A company set up by a senior solicitor to be a member of his firm’s limited liability partnership (LLP) can be the victim of age discrimination, the president of the Employment Appeal Tribunal (EAT) has ruled.
Claire Brook, employment partner at Aaron & Partners, who represented Garry Abrams, described the ruling as “hugely significant” because it meant that companies, as well as individuals, could issue claims for discrimination.
Upholding an employment tribunal decision, Mr Justice Langstaff rejected the argument put forward by Liverpool law firm EAD Solicitors that the Equality Act 2010 only applied to individuals.
Langstaff J said that “the thrust of anti-discrimination legislation is always likely to be focused upon an individual and his or her reaction to the insult that discriminatory treatment gives”.
However, he said the question was whether or not others, such as corporations, had the right to complain that they had suffered detriment because of the way individuals had been treated.

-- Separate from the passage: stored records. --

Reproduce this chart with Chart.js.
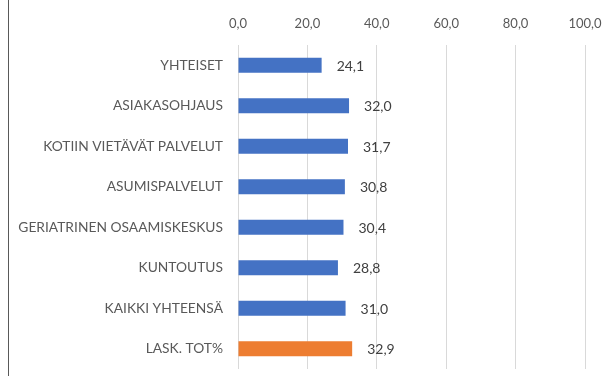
<!DOCTYPE html>
<html>
<head>
<meta charset="utf-8">
<script src="https://cdn.jsdelivr.net/npm/chart.js@4"></script>
<style>
  html, body { margin: 0; padding: 0; background: #fff; }
  #wrap { width: 608px; height: 376px; position: relative; }
</style>
</head>
<body>
<div id="wrap"><canvas id="c" width="608" height="376"></canvas></div>
<script>
const categories = [
  'YHTEISET',
  'ASIAKASOHJAUS',
  'KOTIIN VIETÄVÄT PALVELUT',
  'ASUMISPALVELUT',
  'GERIATRINEN OSAAMISKESKUS',
  'KUNTOUTUS',
  'KAIKKI YHTEENSÄ',
  'LASK. TOT%'
];
const values = [24.1, 32.0, 31.7, 30.8, 30.4, 28.8, 31.0, 32.9];
const barColors = ['#4472C4', '#4472C4', '#4472C4', '#4472C4', '#4472C4', '#4472C4', '#4472C4', '#ED7D31'];
const xTicks = [0, 20, 40, 60, 80, 100];

const fmt = v => v.toFixed(1).replace('.', ',');
const FONT = 'Lato, "Open Sans", sans-serif';
const TEXT = '#595959';

// Value labels placed just past the end of each bar
const valueLabels = {
  id: 'valueLabels',
  afterDatasetsDraw(chart) {
    const ctx = chart.ctx;
    const meta = chart.getDatasetMeta(0);
    ctx.save();
    ctx.font = '14px ' + FONT;
    ctx.fillStyle = '#404040';
    ctx.textAlign = 'left';
    ctx.textBaseline = 'middle';
    meta.data.forEach((bar, i) => {
      ctx.fillText(fmt(values[i]), bar.x + 15, bar.y + 1);
    });
    ctx.restore();
  }
};

// Thin frame line along the left edge
const leftEdge = {
  id: 'leftEdge',
  afterDraw(chart) {
    const ctx = chart.ctx;
    ctx.save();
    ctx.strokeStyle = '#595959';
    ctx.lineWidth = 1;
    ctx.beginPath();
    ctx.moveTo(8.5, 0);
    ctx.lineTo(8.5, chart.height);
    ctx.stroke();
    ctx.restore();
  }
};

new Chart(document.getElementById('c'), {
  type: 'bar',
  data: {
    labels: categories,
    datasets: [{
      data: values,
      backgroundColor: barColors,
      borderWidth: 0,
      barPercentage: 0.74,
      categoryPercentage: 0.5
    }]
  },
  options: {
    indexAxis: 'y',
    responsive: false,
    animation: false,
    layout: { padding: { left: 0, right: 23, top: 0, bottom: 7 } },
    plugins: {
      legend: { display: false },
      tooltip: { enabled: false }
    },
    scales: {
      x: {
        position: 'top',
        min: 0,
        max: 100,
        afterBuildTicks(axis) { axis.ticks = xTicks.map(v => ({ value: v })); },
        afterFit(axis) {
          axis.height = 45;
          axis.paddingLeft = 0;
          axis.paddingRight = 0;
        },
        ticks: {
          callback: v => fmt(v),
          color: TEXT,
          font: { family: FONT, size: 13 },
          padding: 13,
          maxRotation: 0
        },
        grid: { color: '#d9d9d9', drawTicks: false, lineWidth: 1 },
        border: { display: false }
      },
      y: {
        afterFit(axis) {
          axis.width = 238;
          axis.paddingTop = 0;
          axis.paddingBottom = 0;
        },
        ticks: {
          color: TEXT,
          font: { family: FONT, size: 13.8 },
          padding: 15
        },
        grid: { display: false, drawTicks: false },
        border: { display: false }
      }
    }
  },
  plugins: [valueLabels, leftEdge]
});
</script>
</body>
</html>
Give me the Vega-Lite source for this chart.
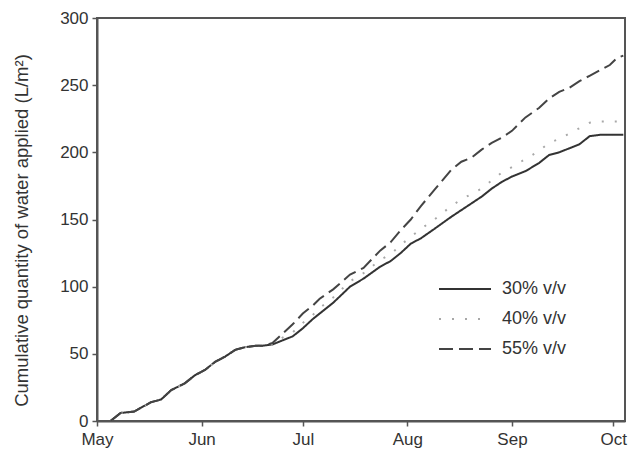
{
  "$schema": "https://vega.github.io/schema/vega-lite/v6.json",
  "autosize": "none",
  "padding": {"left": 97, "top": 18, "right": 14, "bottom": 38},
  "width": 528,
  "height": 403,
  "background": "white",
  "data": {
    "values": [
      {"date": "2009-05-05", "30% v/v": 0, "40% v/v": 0, "55% v/v": 0},
      {"date": "2009-05-08", "30% v/v": 6, "40% v/v": 6, "55% v/v": 6},
      {"date": "2009-05-12", "30% v/v": 7, "40% v/v": 7, "55% v/v": 7},
      {"date": "2009-05-17", "30% v/v": 14, "40% v/v": 14, "55% v/v": 14},
      {"date": "2009-05-20", "30% v/v": 16, "40% v/v": 16, "55% v/v": 16},
      {"date": "2009-05-23", "30% v/v": 23, "40% v/v": 23, "55% v/v": 23},
      {"date": "2009-05-27", "30% v/v": 28, "40% v/v": 28, "55% v/v": 28},
      {"date": "2009-05-30", "30% v/v": 34, "40% v/v": 34, "55% v/v": 34},
      {"date": "2009-06-02", "30% v/v": 38, "40% v/v": 38, "55% v/v": 38},
      {"date": "2009-06-05", "30% v/v": 44, "40% v/v": 44, "55% v/v": 44},
      {"date": "2009-06-08", "30% v/v": 48, "40% v/v": 48, "55% v/v": 48},
      {"date": "2009-06-11", "30% v/v": 53, "40% v/v": 53, "55% v/v": 53},
      {"date": "2009-06-14", "30% v/v": 55, "40% v/v": 55, "55% v/v": 55},
      {"date": "2009-06-17", "30% v/v": 56, "40% v/v": 56, "55% v/v": 56},
      {"date": "2009-06-19", "30% v/v": 56, "40% v/v": 56, "55% v/v": 56},
      {"date": "2009-06-22", "30% v/v": 57, "40% v/v": 57, "55% v/v": 58},
      {"date": "2009-06-25", "30% v/v": 60, "40% v/v": 62, "55% v/v": 65},
      {"date": "2009-06-28", "30% v/v": 63, "40% v/v": 66, "55% v/v": 72},
      {"date": "2009-07-01", "30% v/v": 69, "40% v/v": 73, "55% v/v": 80},
      {"date": "2009-07-04", "30% v/v": 76, "40% v/v": 79, "55% v/v": 86},
      {"date": "2009-07-06", "30% v/v": 80, "40% v/v": 84, "55% v/v": 91},
      {"date": "2009-07-10", "30% v/v": 88, "40% v/v": 92, "55% v/v": 98},
      {"date": "2009-07-15", "30% v/v": 100, "40% v/v": 104, "55% v/v": 109},
      {"date": "2009-07-19", "30% v/v": 106, "40% v/v": 110, "55% v/v": 114},
      {"date": "2009-07-24", "30% v/v": 115, "40% v/v": 120, "55% v/v": 127},
      {"date": "2009-07-27", "30% v/v": 119, "40% v/v": 124, "55% v/v": 133},
      {"date": "2009-07-30", "30% v/v": 125, "40% v/v": 131, "55% v/v": 142},
      {"date": "2009-08-02", "30% v/v": 132, "40% v/v": 137, "55% v/v": 150},
      {"date": "2009-08-05", "30% v/v": 136, "40% v/v": 143, "55% v/v": 160},
      {"date": "2009-08-09", "30% v/v": 143, "40% v/v": 150, "55% v/v": 172},
      {"date": "2009-08-14", "30% v/v": 152, "40% v/v": 160, "55% v/v": 187},
      {"date": "2009-08-17", "30% v/v": 157, "40% v/v": 165, "55% v/v": 193},
      {"date": "2009-08-20", "30% v/v": 162, "40% v/v": 169, "55% v/v": 196},
      {"date": "2009-08-23", "30% v/v": 167, "40% v/v": 173, "55% v/v": 202},
      {"date": "2009-08-26", "30% v/v": 173, "40% v/v": 179, "55% v/v": 207},
      {"date": "2009-08-29", "30% v/v": 178, "40% v/v": 185, "55% v/v": 211},
      {"date": "2009-09-01", "30% v/v": 182, "40% v/v": 189, "55% v/v": 216},
      {"date": "2009-09-05", "30% v/v": 186, "40% v/v": 195, "55% v/v": 226},
      {"date": "2009-09-09", "30% v/v": 192, "40% v/v": 201, "55% v/v": 233},
      {"date": "2009-09-12", "30% v/v": 198, "40% v/v": 207, "55% v/v": 240},
      {"date": "2009-09-15", "30% v/v": 200, "40% v/v": 210, "55% v/v": 245},
      {"date": "2009-09-18", "30% v/v": 203, "40% v/v": 214, "55% v/v": 248},
      {"date": "2009-09-21", "30% v/v": 206, "40% v/v": 218, "55% v/v": 253},
      {"date": "2009-09-24", "30% v/v": 212, "40% v/v": 222, "55% v/v": 257},
      {"date": "2009-09-27", "30% v/v": 213, "40% v/v": 223, "55% v/v": 261},
      {"date": "2009-09-30", "30% v/v": 213, "40% v/v": 223, "55% v/v": 265},
      {"date": "2009-10-02", "30% v/v": 213, "40% v/v": 223, "55% v/v": 270},
      {"date": "2009-10-04", "30% v/v": 213, "40% v/v": 223, "55% v/v": 272}
    ]
  },
  "transform": [
    {"fold": ["30% v/v", "40% v/v", "55% v/v"], "as": ["series", "value"]}
  ],
  "mark": {"type": "line", "strokeWidth": 2, "clip": true},
  "encoding": {
    "x": {
      "field": "date",
      "type": "temporal",
      "scale": {
        "type": "utc",
        "domain": [
          {"year": 2009, "month": 5, "date": 1, "utc": true},
          {"year": 2009, "month": 10, "date": 4, "hours": 12, "utc": true}
        ]
      },
      "axis": {
        "title": null,
        "labelExpr": "utcFormat(datum.value, '%b')",
        "values": [
          {"year": 2009, "month": 5, "date": 1, "utc": true},
          {"year": 2009, "month": 6, "date": 1, "utc": true},
          {"year": 2009, "month": 7, "date": 1, "utc": true},
          {"year": 2009, "month": 8, "date": 1, "utc": true},
          {"year": 2009, "month": 9, "date": 1, "utc": true},
          {"year": 2009, "month": 10, "date": 1, "utc": true}
        ],
        "labelPadding": 5,
        "labelFlush": false
      }
    },
    "y": {
      "field": "value",
      "type": "quantitative",
      "scale": {"domain": [0, 300], "nice": false},
      "axis": {
        "title": "Cumulative quantity of water applied (L/m²)",
        "values": [0, 50, 100, 150, 200, 250, 300],
        "titleX": -76,
        "titleY": 212,
        "titleAngle": -90,
        "titleAlign": "center",
        "titleBaseline": "middle",
        "titleFontSize": 18.5,
        "titleFontWeight": "normal",
        "labelPadding": 4
      }
    },
    "color": {
      "field": "series",
      "type": "nominal",
      "scale": {
        "domain": ["30% v/v", "40% v/v", "55% v/v"],
        "range": ["#333333", "#a8a8a8", "#444444"]
      },
      "legend": {
        "title": null,
        "orient": "none",
        "legendX": 354,
        "legendY": 257,
        "symbolType": "M-2,0H2",
        "symbolSize": 676,
        "symbolStrokeWidth": 2,
        "labelFontSize": 18,
        "labelColor": "#333333",
        "labelOffset": 23,
        "rowPadding": 7,
        "padding": 0
      }
    },
    "strokeDash": {
      "field": "series",
      "type": "nominal",
      "scale": {
        "domain": ["30% v/v", "40% v/v", "55% v/v"],
        "range": [[1, 0], [2, 11], [14, 6]]
      },
      "legend": null
    }
  },
  "config": {
    "font": "Liberation Sans",
    "view": {"stroke": "#555555", "strokeWidth": 2},
    "axis": {
      "grid": false,
      "domainColor": "#555555",
      "domainWidth": 2,
      "tickColor": "#555555",
      "tickSize": 5,
      "tickWidth": 1.5,
      "labelFontSize": 17,
      "labelColor": "#333333",
      "titleColor": "#333333",
      "labelFont": "Liberation Sans",
      "titleFont": "Liberation Sans"
    },
    "legend": {"labelFont": "Liberation Sans"}
  }
}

“It seems to me that there are any number of examples that may be given of treatment which comes within the scope of this question that is plainly contrary to public policy.
“Examples might be a company being shunned commercially because it is seen to employ a Jewish or ethnic workforce; a company that loses a contract or suffers a detriment because of pursing an avowedly Roman Catholic ethic; one that suffered treatment because of its financial support for the Conservative Party or, say, for Islamic education; or one that was deliberately not favoured because it offered employment opportunities to those who had specific disabilities that were unattractive to some would-be contractors or because, let us suppose, of the openly gay stance of a chief executive.”
Langstaff LJ said they were all examples of the way in which one person, “natural or legal”, may suffer because of the protected characteristic of another.
Delivering judgment in EAD Solicitors v Abrams  UKEAT 0054_15_0506, the president of the EAT explained that Mr Abrams, who was due to retire from the firm at 62, set up a limited company as he approached retirement for tax reasons.
Mr Abrams then withdrew from membership of the LLP, with the company – of which he was the sole shareholder – taking his place and agreeing to supply the services of “an appropriate fee-earner” to the LLP in return for the profit share.
Langstaff J said that under the Limited Liability Partnership Act 2000, a corporate body could be a member of an LLP, a principle which was “well established” before the Equality Act was drafted.
He said EAD Solicitors objected to the company continuing to be a member of the law firm once Mr Abrams had reached the age at which, “had he then been a member of the LLP in his own right”, he would retire.
“The parties are, I understand, in dispute as to whether [the company] continues to be a member or whether it has suffered any other detriment by reason of the age of Mr Abrams.
“For the purposes of this decision I shall assume this to be so, but it is important to state that it has not yet been determined and it may be no easy matter to do so.”
Ms Brook said the ruling was “believed to be the first discrimination case brought by a company” and could pave the way for corporate bodies to bring future discrimination claims in the employment tribunal.
“It could also mean that claims in the civil courts for refusal to supply or purchase goods or services (or only doing so on disadvantageous terms) because of the age, ethnicity, gender, sexual orientation, religion or belief of the people who run the aggrieved company, could be upheld.”
Paul Bennett, fellow partner at Aaron & Partners, added: “The judgment that has been handed down confirms that the protections that should be available to partners at law firms remain available, irrespective of the structure that is selected for their membership.”
A spokesman for EAD Solicitors declined to comment as the case had been referred back to the employment tribunal. A hearing is expected later this year.